Swindall was convicted on June 20 of nine counts of perjury. On Monday, he again proclaimed his innocence. He will remain free while pursuing appeals.
Seemed a Rising Star
As a dynamic young conservative who thumped hard on anti-abortion and anti-communist themes, Swindall seemed a rising star in the GOP when he wrested the suburban Atlanta congressional seat away from liberal Democrat Elliott H. Levitas in a 1984 upset.
After being reelected in 1986, Swindall was soon beset by money troubles, and, by election time last year, his career was crumbling after a federal indictment for perjury.
Swindall had been seeking to borrow $850,000 to complete work on his home. Secretly taped conversations showed Swindall negotiating the loan with an Internal Revenue Service undercover agent and a political supporter, and the tape disclosed that Swindall was told that the loan money probably would be raised through illegal drug sales.
Backed Out of Deal
Swindall accepted and endorsed a $150,000 check, a first installment, then backed out of the deal and returned the check. He was convicted of lying to the grand jury about the dealings. During his trial, Swindall contended that he was tired and his memory faulty during his grand jury testimony.
Before his sentencing, Swindall, 38, tried for about a half hour to persuade U.S. District Judge Richard C. Freeman to be lenient. "I stand before you in all humility," he said.
"You don't know the meaning of humility, Mr. Swindall," the judge interrupted. "I thought you were beginning to learn it, but I'm afraid you're not."
Nevertheless, Freeman sentenced Swindall to a prison term only slightly longer than the 10 months mandated by federal guidelines. Freeman recommended that Swindall serve his sentence at a minimum-security facility here.
Swindall later told reporters that he would continue to fight the conviction and declared: "This is just halftime; I don't think I will ever go to prison if justice is done."
U.S. Atty. Robert L. Barr Jr. acknowledged that the legal process could be a long one. "Unfortunately, we have not seen the last of Mr. Swindall's arguments," he said in an interview. "As far as I can tell, he has not changed one iota. He's still very combative, very argumentative."
Rep. Ben Jones, the Democrat who defeated Swindall last year, called the sentence reasonable. "This has laid a lick on him. Given the fact that he has three small children and another one on the way, society is best served having him serve his sentence then get out to work and help those kids," Jones said.

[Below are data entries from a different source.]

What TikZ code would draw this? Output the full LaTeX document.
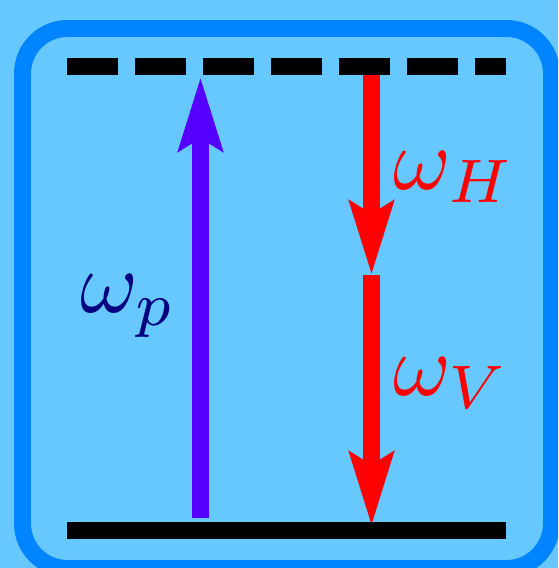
\documentclass[tikz,border=0pt]{standalone}
\usepackage{graphicx}
\usetikzlibrary{arrows.meta}
\definecolor{SkyBack}{RGB}{102,200,255}
\definecolor{FrameBlue}{RGB}{0,132,255}
\definecolor{PumpViolet}{RGB}{85,0,255}
\definecolor{PumpNavy}{RGB}{0,0,128}
\newcommand{\biglabel}[1]{\scalebox{5}{$#1$}}
\tikzset{
  frame/.style={draw=FrameBlue,line width=0.34cm,rounded corners=0.9cm},
  level/.style={line width=0.34cm,black},
  virtual/.style={level,dash pattern=on 1.02cm off 0.34cm},
  photon/.style={line width=0.34cm,
    -{Stealth[length=1.46cm,width=0.86cm,inset=0.24cm]}},
  label/.style={inner sep=0pt,anchor=base west}
}
\begin{document}
\begin{tikzpicture}[x=0.02cm,y=-0.02cm]
  \fill[SkyBack] (0,0) rectangle (558,568);
  \useasboundingbox (0,0) rectangle (558,568);
  \clip (0,0) rectangle (558,568);
  \draw[frame] (22.5,28.5) rectangle (551.5,568.5);
  \coordinate (upleft) at (67,66.5);
  \coordinate (upright) at (506,66.5);
  \coordinate (lowleft) at (67,530.5);
  \coordinate (lowright) at (506,530.5);
  \coordinate (pumpfoot) at (200.5,518);
  \coordinate (pumptip) at (200.5,77);
  \coordinate (hstart) at (371.5,66.5);
  \coordinate (htip) at (371.5,275);
  \coordinate (vtip) at (371.5,526);
  \draw[photon,PumpViolet] (pumpfoot) -- (pumptip);
  \draw[photon,red] (hstart) -- (htip);
  \draw[photon,red] (htip) -- (vtip);
  \draw[virtual] (upleft) -- (upright);
  \draw[level] (lowleft) -- (lowright);
  \node[label,red] (omegaH) at (393,189) {\biglabel{\omega_H}};
  \node[label,red] (omegaV) at (393,395) {\biglabel{\omega_V}};
  \node[label,PumpNavy] (omegaP) at (80,312) {\biglabel{\omega_p}};
\end{tikzpicture}
\end{document}
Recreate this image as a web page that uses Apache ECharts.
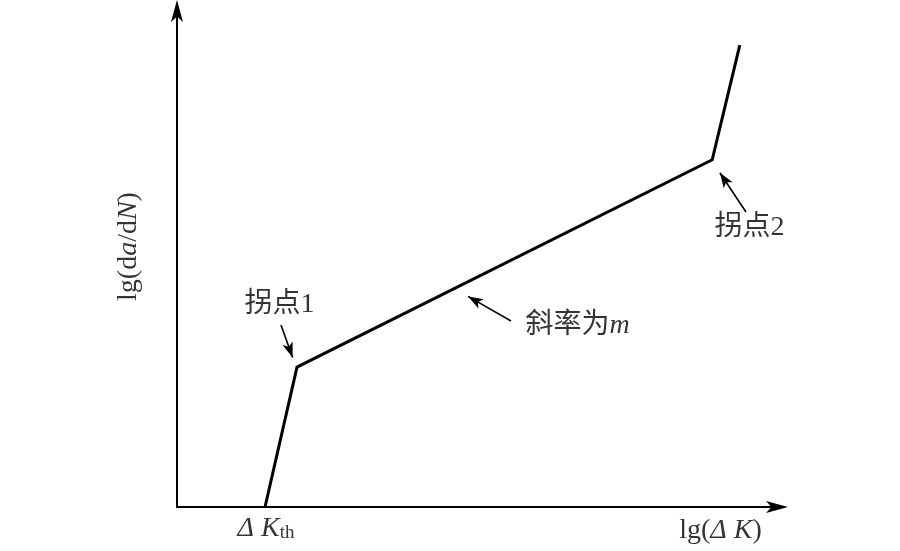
<!DOCTYPE html>
<html>
<head>
<meta charset="utf-8">
<script src="https://cdn.jsdelivr.net/npm/echarts@6/dist/echarts.min.js"></script>
<style>html,body{margin:0;padding:0;background:#fff}#c{width:900px;height:551px}</style>
</head>
<body>
<div id="c"></div>
<script>
// Curve (schematic units: x 0..100, y 0..100)
const curveX = [14.67, 20.0, 89.2, 93.8];
const curveY = [0, 28.2, 70.0, 93.1];

// Annotation arrows: tail -> head
const arrowTail = [[17.33, 36.69], [55.67, 37.50], [94.83, 59.48]];
const arrowHead = [[19.27, 30.16], [48.52, 42.46], [90.48, 67.38]];

// Annotation texts
const noteTexts = ['拐点1', '斜率为{i|m}', '拐点2'];
const noteX = [17.08, 66.75, 95.42];
const noteY = [40.83, 36.49, 56.35];

// Axis texts
const axisTexts = ['{i|Δ K}{s|th}', 'lg({i|Δ K})', 'lg(d{i|a}/d{i|N})'];
const axisTextX = [14.83, 90.58, -8];
const axisTextY = [-4.33, -4.84, 52.52];
const axisTextRotate = [0, 0, 90];

const FONT = "'Liberation Serif','Noto Sans CJK SC',serif";
const rich = {
  i: {fontFamily: FONT, fontSize: 28, fontStyle: 'italic', color: '#000'},
  s: {fontFamily: FONT, fontSize: 19, color: '#000', verticalAlign: 'bottom'}
};

const chart = echarts.init(document.getElementById('c'), null, {renderer: 'canvas'});

const labelData = [];
noteTexts.forEach((t, k) => labelData.push({value: [noteX[k], noteY[k]], text: t, rot: 0}));
axisTexts.forEach((t, k) => labelData.push({value: [axisTextX[k], axisTextY[k]], text: t, rot: axisTextRotate[k]}));

const axisLineStyle = {
  show: true, onZero: false, symbol: ['none', 'arrow'], symbolSize: [9, 22], symbolOffset: [0, 11],
  lineStyle: {color: '#000', width: 2}
};

chart.setOption({
  backgroundColor: '#fff',
  animation: false,
  grid: {left: 177, right: 123, top: 11, bottom: 44},
  xAxis: {
    type: 'value', min: 0, max: 100,
    axisLine: axisLineStyle,
    axisTick: {show: false}, axisLabel: {show: false}, splitLine: {show: false}
  },
  yAxis: {
    type: 'value', min: 0, max: 100,
    axisLine: axisLineStyle,
    axisTick: {show: false}, axisLabel: {show: false}, splitLine: {show: false}
  },
  series: [
    {
      type: 'line',
      data: curveX.map((x, k) => [x, curveY[k]]),
      symbol: 'none',
      clip: false,
      lineStyle: {color: '#000', width: 3, join: 'miter'}
    },
    {
      type: 'lines',
      coordinateSystem: 'cartesian2d',
      data: arrowTail.map((t, k) => ({coords: [t, arrowHead[k]]})),
      symbol: ['none', 'arrow'],
      symbolSize: [1, [8, 15]],
      lineStyle: {color: '#000', width: 1.6, opacity: 1, curveness: 0},
      itemStyle: {color: '#000'}
    },
    {
      type: 'scatter',
      clip: false,
      symbolSize: 0,
      silent: true,
      data: labelData.map(d => ({
        value: d.value,
        label: {
          show: true, position: 'inside', rotate: d.rot,
          formatter: d.text, fontFamily: FONT, fontSize: 28, color: '#000', rich: rich
        }
      }))
    }
  ]
});
</script>
</body>
</html>
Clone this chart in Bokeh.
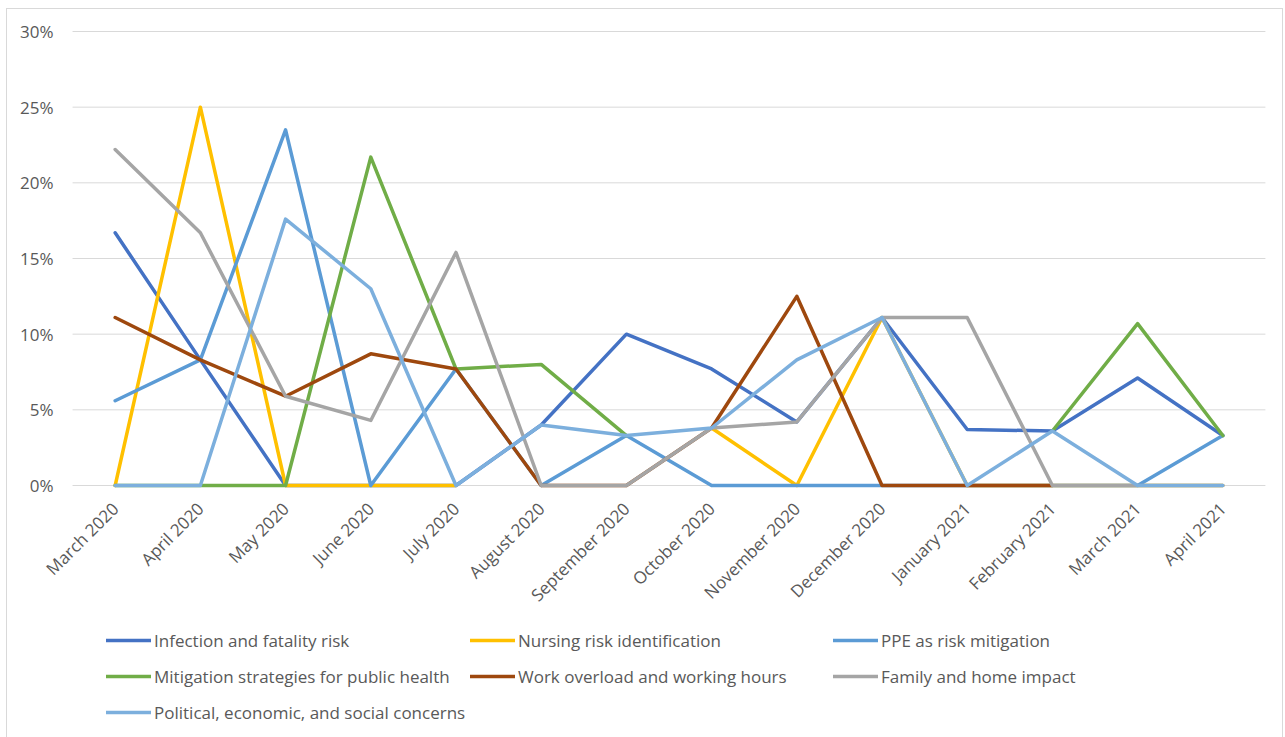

Former associates said they felt disillusioned by Swindall's downfall.
Former Aide Comments
"Knowing him and the way he pushed God and country and apple pie and the Republican Party, if a Democrat had done this, he (Swindall) would have pushed for the maximum sentence," said Frank J. Beltran, an undergraduate classmate and a judicial adviser to Swindall during his first term.
"It's kind of like the prosecutor said, this guy had all the potential in the world to lead us the right way, and he let us down--Republicans and Democrats alike."